To do so, it needs fresh capital.

the offering

So, for the third time in three years TSLA is having a public offering.  In a preliminary prospectus revision filed today, TSLA indicates it intends to sell 9.3 million new common shares at a price of $215.  Of that number, 2.8 million are being sold by Elon Musk to pay taxes due on exercise of options on 5.5 million new TSLA shares. The underwriters have the right to sell an extra 1.4 million shares in what is called an “overallotment.”

When the dust clears, TSLA will have raised between $1.4 billion and $1.7 billion and will have about 145 million shares outstanding.

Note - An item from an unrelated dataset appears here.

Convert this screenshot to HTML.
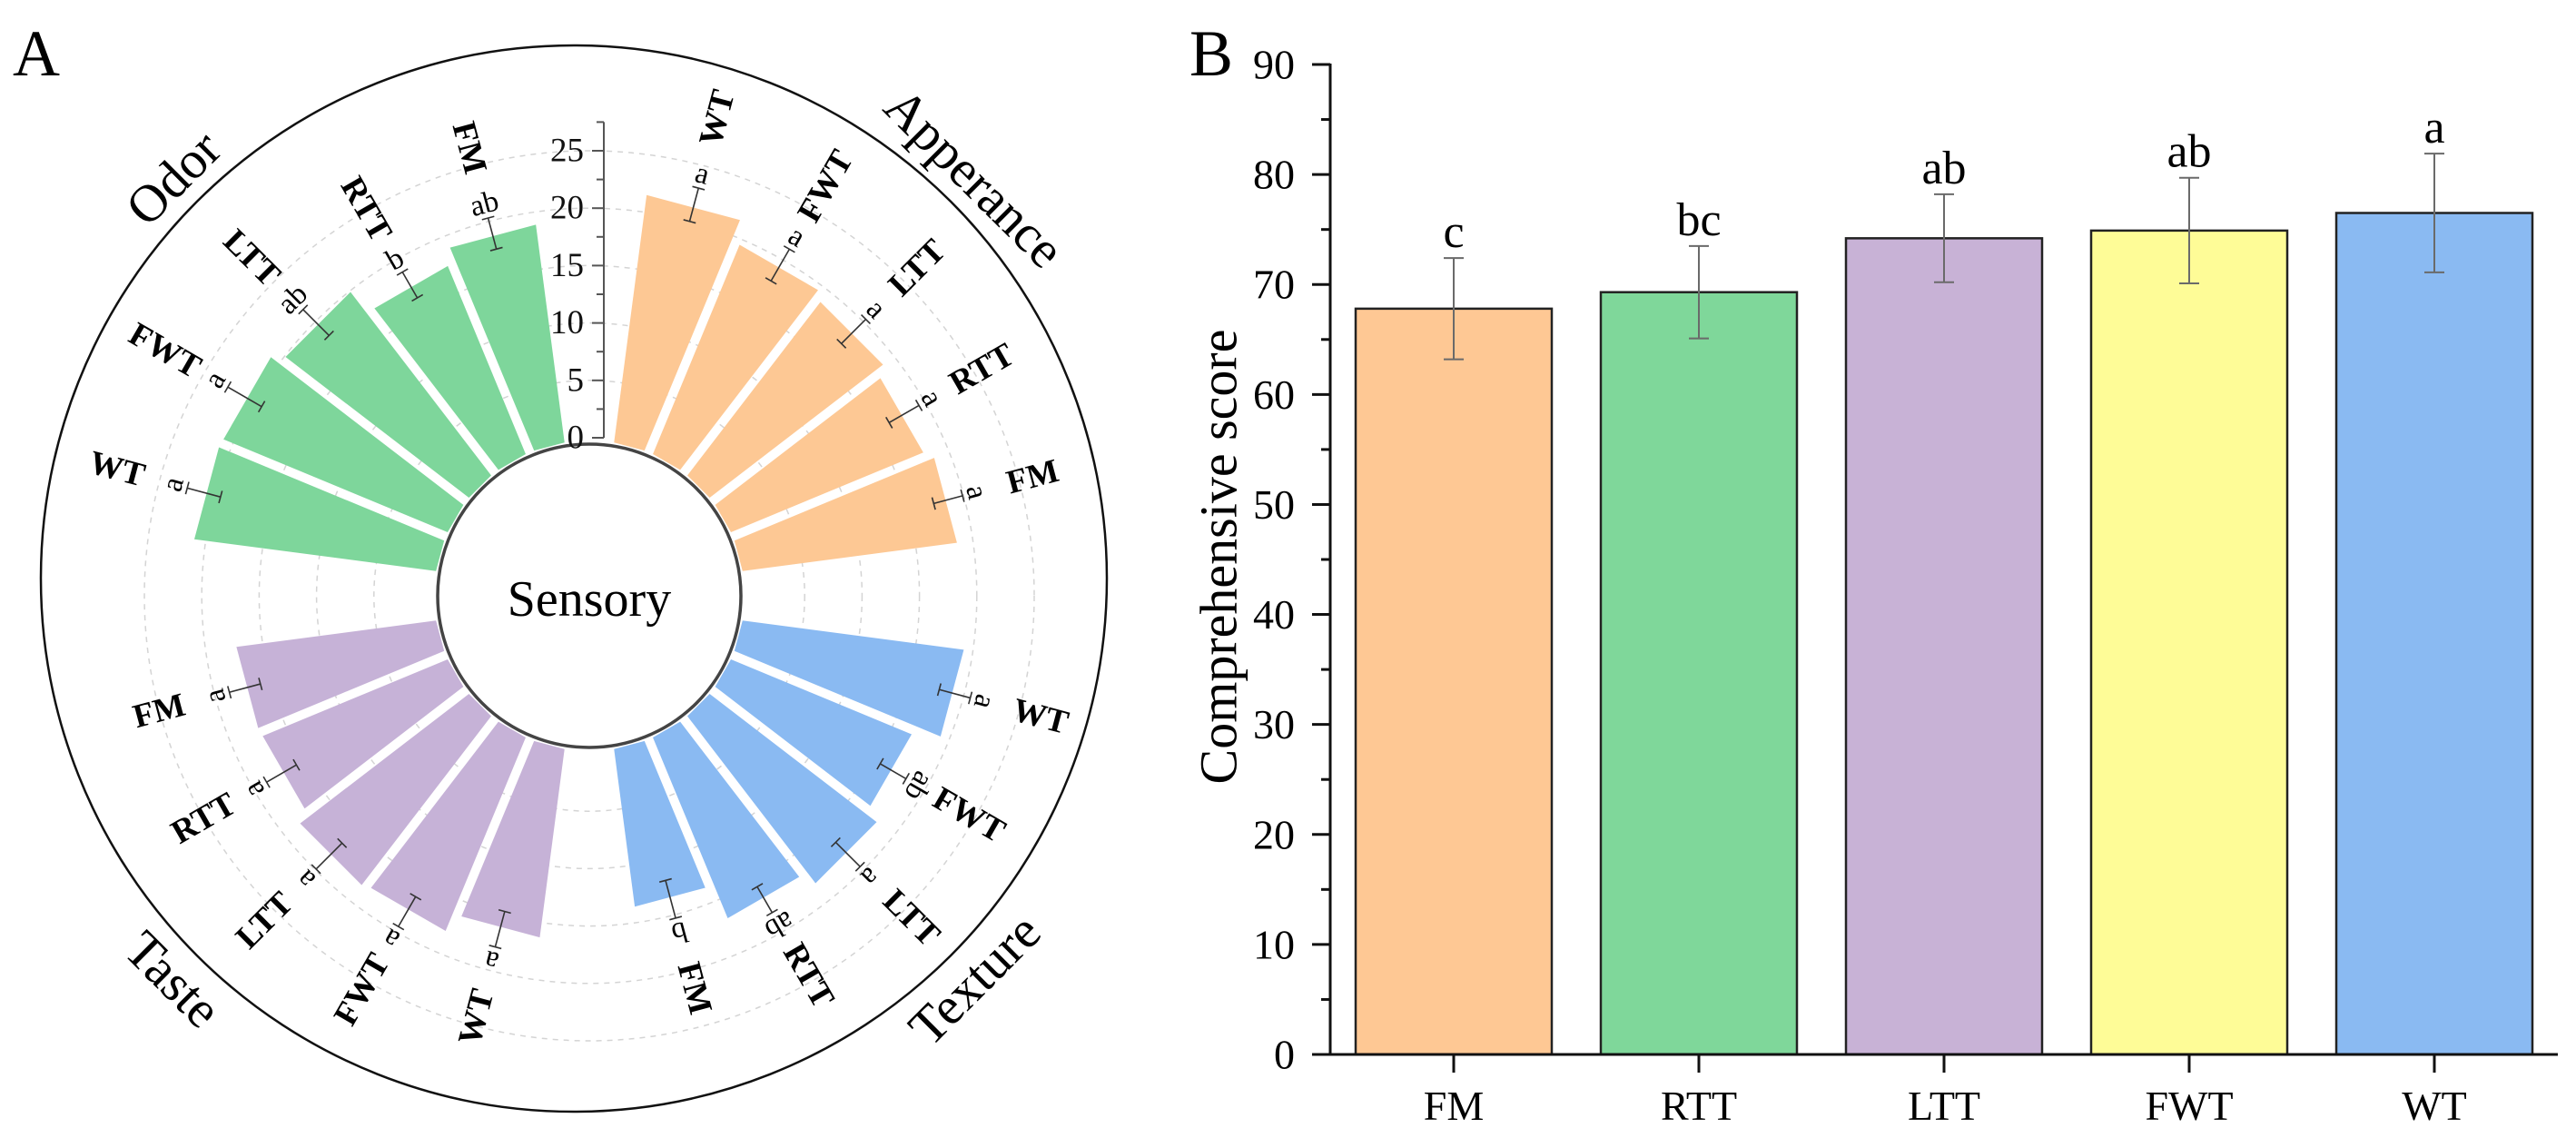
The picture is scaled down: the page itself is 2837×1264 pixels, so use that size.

Press reports indicate the offering has occurred today, even though the prospectus says underwriters expect the offering to happen next Wednesday.

my thoughts

–the prospectus contains the most up-to-date data on the company

–the new money will allow TSLA to being volume production of the Model 3 in 2018 instead of 2020

–I’d be a little miffed at the offering price if I had participated in the 2015 stock offering at $242 a share, or bought convertible bonds in 2014 with a conversion price of $350.  Neither, of course, makes any difference for new buyers

–if the press reports are correct, that hasn’t mattered too much to the investing public, either

–I wonder how much retail participation in the offering there is.  Lack of institutional support is usually a bad sign, although I’m not so sure that rule holds true here

–TSLA could barely get off a stock offering half this size last year

–achieving a stock sale like this almost always marks a near-tern bottom for the stock price

–dilution of existing shareholders is minimal and bringing forward the volume launch of the Model 3 by two years is probably a very big positive thing.  So, if the Model 3 is the success it appears to be, the offering will have been good for everyone.